The instruments of monetary policy consist, in principle, of the short-term interest rate at which banks can get credit from the central bank (discount rate policy) and of money supply that the central bank can manipulate by selling and buying bonds in the money market (open market policy). These instruments are used to manipulate transmission variables such as the long-term interest rates, stock prices, exchange rates, or the volume of credit. These transmission variables are the economic indicators that ultimately account for the spending and saving decisions of economic agents and the competitiveness of firms. This transmission is fraught with uncertainty.

Monetarism has strongly advocated abstaining from manipulating the interest rate as an ambiguous indicator of how lax or strict credit market conditions are.

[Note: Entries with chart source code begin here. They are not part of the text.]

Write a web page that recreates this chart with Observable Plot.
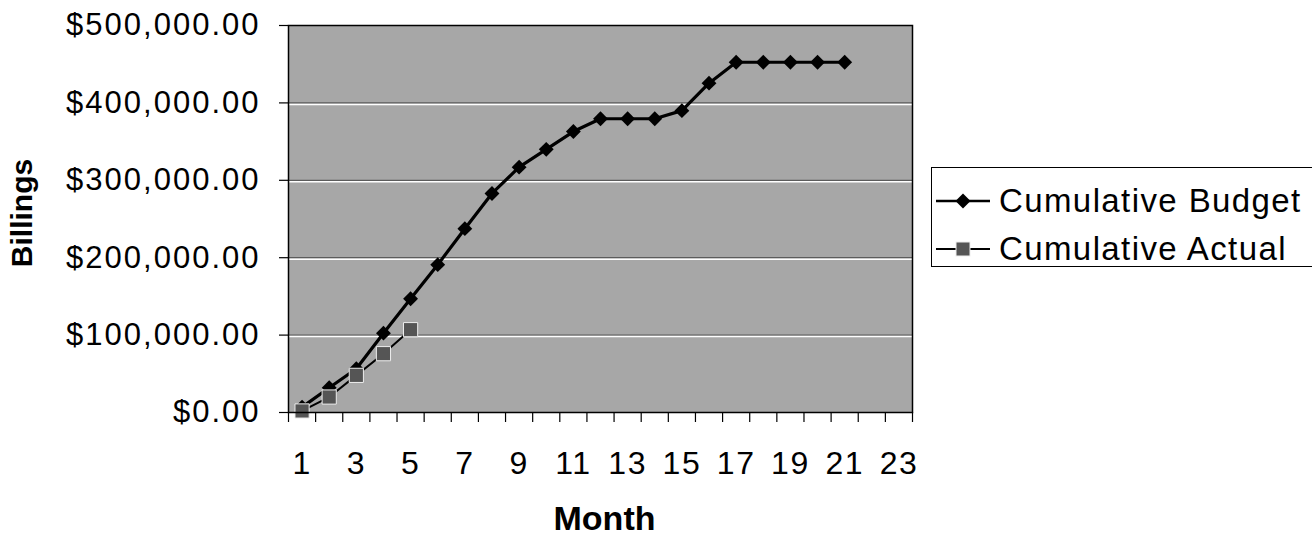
<!DOCTYPE html>
<html><head><meta charset="utf-8">
<script src="https://cdn.jsdelivr.net/npm/d3@7"></script>
<script src="https://cdn.jsdelivr.net/npm/@observablehq/plot@0.6"></script>
<style>
body{margin:0;background:#fff;font-family:"Liberation Sans",Arial,sans-serif;}
#wrap{position:relative;width:1312px;height:540px;overflow:hidden;}
#legend{position:absolute;left:931px;top:167px;width:420px;height:100px;border:1.5px solid #000;background:#fff;box-sizing:border-box;}
.entry{position:absolute;left:2px;height:40px;display:flex;align-items:center;font-size:33px;letter-spacing:1.4px;white-space:nowrap;}
.entry svg{margin-right:7px;}
[aria-label="y-axis tick label"] text{letter-spacing:2px;}
[aria-label="x-axis tick label"] text{letter-spacing:1.5px;}
</style></head>
<body><div id="wrap"></div>
<script>
// Data
const budgetMonths = [1,2,3,4,5,6,7,8,9,10,11,12,13,14,15,16,17,18,19,20,21];
const budgetValues = [7000,32000,56500,102500,147000,191000,237500,283000,317000,340000,363000,379500,379500,379500,390000,425500,452500,452500,452500,452500,452500];
const actualMonths = [1,2,3,4,5];
const actualValues = [2000,20000,48000,76000,107000];
const seriesNames = ["Cumulative Budget","Cumulative Actual"];
const yTicks = [0,100000,200000,300000,400000,500000];
const gridValues = [100000,200000,300000,400000];
const xTickLabels = [1,3,5,7,9,11,13,15,17,19,21,23];
const xBoundaries = d3.range(0.5, 24, 1);

const budgetData = budgetMonths.map((m,i)=>({month:m, value:budgetValues[i]}));
const actualData = actualMonths.map((m,i)=>({month:m, value:actualValues[i]}));
const money = d => "$" + d3.format(",.2f")(d);

const chart = Plot.plot({
  width:1312, height:540,
  marginLeft:288, marginRight:400, marginTop:25, marginBottom:128,
  style:{fontFamily:'"Liberation Sans", Arial, sans-serif', background:"transparent", color:"#000"},
  x:{domain:[0.5,23.5], label:null},
  y:{domain:[0,500000], label:null},
  marks:[
    Plot.frame({fill:"#a7a7a7"}),
    Plot.gridY(gridValues, {stroke:"#333", strokeOpacity:0.8, strokeWidth:1}),
    Plot.gridY(gridValues, {stroke:"#fff", strokeOpacity:1, strokeWidth:1.5, dy:1.5}),
    Plot.axisY(yTicks, {tickSize:9, tickPadding:19, tickFormat:money, fontSize:31, label:null, strokeWidth:1.2}),
    Plot.axisX(xBoundaries, {tickSize:10, tickFormat:()=>"", label:null, strokeWidth:1.2}),
    Plot.axisX(xTickLabels, {tickSize:0, tickPadding:39, fontSize:32, label:null}),
    Plot.line(budgetData, {x:"month", y:"value", stroke:"#000", strokeWidth:3.2}),
    Plot.dot(budgetData, {x:"month", y:"value", symbol:"diamond2", r:6.7, fill:"#000", stroke:"none"}),
    Plot.line(actualData, {x:"month", y:"value", stroke:"#000", strokeWidth:2}),
    Plot.dot(actualData, {x:"month", y:"value", symbol:"square", r:8, fill:"#555", stroke:"#eee", strokeWidth:1}),
    Plot.frame({stroke:"#000", strokeWidth:1.5}),
    Plot.text(["Billings"], {frameAnchor:"left", textAnchor:"middle", dx:-266, dy:-6, rotate:-90, fontWeight:"bold", fontSize:30}),
    Plot.text(["Month"], {frameAnchor:"bottom", textAnchor:"middle", dx:4, dy:117, fontWeight:"bold", fontSize:34, letterSpacing:1.5})
  ]
});
const wrap = document.getElementById("wrap");
wrap.appendChild(chart);

// Legend
const legend = document.createElement("div");
legend.id = "legend";
const sym = [
  '<svg width="58" height="20"><line x1="2" y1="10" x2="56" y2="10" stroke="#000" stroke-width="2.5"/><path d="M29,2.5 L36.5,10 L29,17.5 L21.5,10Z" fill="#000"/></svg>',
  '<svg width="58" height="20"><line x1="2" y1="10" x2="56" y2="10" stroke="#000" stroke-width="2"/><rect x="22" y="3" width="14" height="14" fill="#555" stroke="#eee"/></svg>'
];
seriesNames.forEach((name,i)=>{
  const e = document.createElement("div");
  e.className = "entry";
  e.style.top = (i===0 ? 13 : 61) + "px";
  e.innerHTML = sym[i] + "<span>" + name + "</span>";
  legend.appendChild(e);
});
wrap.appendChild(legend);
</script>
</body></html>
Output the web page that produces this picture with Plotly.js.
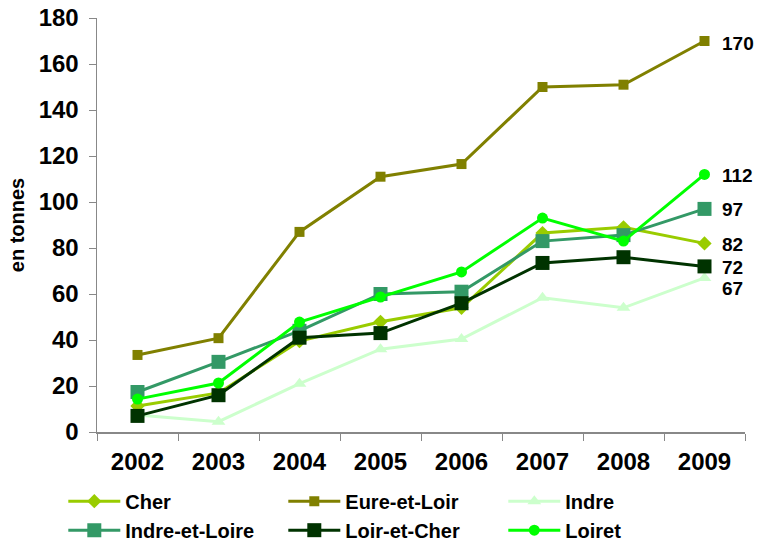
<!DOCTYPE html>
<html><head><meta charset="utf-8">
<script src="https://cdn.plot.ly/plotly-3.0.1.min.js"></script>
<style>body{margin:0;background:#fff}#c{width:762px;height:545px}</style>
</head><body><div id="c"></div>
<script>
const years = ['2002','2003','2004','2005','2006','2007','2008','2009'];
const cher = [11.3, 17, 39.5, 47.9, 54, 86.5, 89, 82];
const eureEtLoir = [33.5, 40.8, 87, 111, 116.5, 150, 151, 170];
const indre = [7.4, 4.5, 21, 36, 40.4, 58.4, 54, 67];
const indreEtLoire = [17.4, 30.5, 44, 60, 61, 83, 85.6, 97];
const loirEtCher = [7, 16, 41, 43, 56, 73.5, 76, 72];
const loiret = [14.3, 21.3, 47.8, 58.7, 69.6, 93, 83, 112];
const endLabels = ['82', '170', '67', '97', '72', '112'];

const series = [
  {name:'Cher', y:cher, color:'#99CC00', symbol:'diamond', size:11},
  {name:'Eure-et-Loir', y:eureEtLoir, color:'#808000', symbol:'square', size:10},
  {name:'Indre', y:indre, color:'#CCFFCC', symbol:'triangle-up', size:12},
  {name:'Indre-et-Loire', y:indreEtLoire, color:'#339966', symbol:'square', size:14},
  {name:'Loir-et-Cher', y:loirEtCher, color:'#003300', symbol:'square', size:14},
  {name:'Loiret', y:loiret, color:'#00FF00', symbol:'circle', size:11}
];
const yshifts = [-1, -2, -11, -1, -1, -1];

const traces = series.map(s => ({
  type:'scatter', mode:'lines+markers', name:s.name, x:years, y:s.y,
  line:{color:s.color, width:3}, marker:{color:s.color, symbol:s.symbol, size:s.size}
}));

const last = years.length - 1;
const annotations = series.map((s,i) => ({
  x: last, y: s.y[s.y.length-1], text: endLabels[i],
  xref:'x', yref:'y', showarrow:false, xanchor:'left', yanchor:'middle',
  xshift:15, yshift:yshifts[i],
  font:{family:'Liberation Sans, Arial', size:19, color:'#000', weight:'bold'}
}));

const layout = {
  width:762, height:545,
  margin:{l:97, r:17, t:18, b:113, autoexpand:false},
  paper_bgcolor:'#fff', plot_bgcolor:'#fff',
  font:{family:'Liberation Sans, Arial', color:'#000'},
  showlegend:true,
  legend:{orientation:'h', x:-0.052, xanchor:'left', y:-0.12, yanchor:'top',
    entrywidth:153, entrywidthmode:'pixels', itemwidth:52,
    font:{size:20, weight:'bold'}},
  xaxis:{type:'category', tickson:'boundaries', ticks:'outside', ticklen:7, tickcolor:'#888',
    showline:true, linecolor:'#888', linewidth:1.5, showgrid:false, zeroline:false,
    tickfont:{size:24, weight:'bold'}, ticklabelstandoff:8, range:[-0.5,7.5]},
  yaxis:{range:[0,180], dtick:20, ticks:'outside', ticklen:7, tickcolor:'#888',
    showline:true, linecolor:'#888', linewidth:1.5, showgrid:false, zeroline:false,
    tickfont:{size:24, weight:'bold'}, ticklabelstandoff:5,
    title:{text:'en tonnes', font:{size:20, weight:'bold'}, standoff:8}},
  annotations: annotations
};
Plotly.newPlot('c', traces, layout, {displayModeBar:false, staticPlot:true});
</script>
</body></html>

It advocated instead using monetary aggregates such as M1, M2, or M3, which added to central bank (“high powered”) money other means of payment that households dispose of in the form of banking accounts of different maturities. Yet, virtually all central banks now use the short-term interest rate only whereas money growth rates are only one set of indicators among many. The use of monetary aggregates is reliable only if monetary demand is quite stable, but this is not the case, largely because of the internationalization and deregulation of financial markets.

Monetary policy is an issue of governance because it raises the question of how far a key economic policy should be delegated to an independent agent. The independence of central banks is a time-honored topic, mainly asking to what extent the monetary authority should be instrument-independent and goal-independent. Although virtually all independent central banks react to deviations from employment and inflation goals with changes in the short-term interest rate, there is now debate whether a central bank should pre-commit to quantified and announced goals and thus follow an explicit rule and to what extent it should use discretion.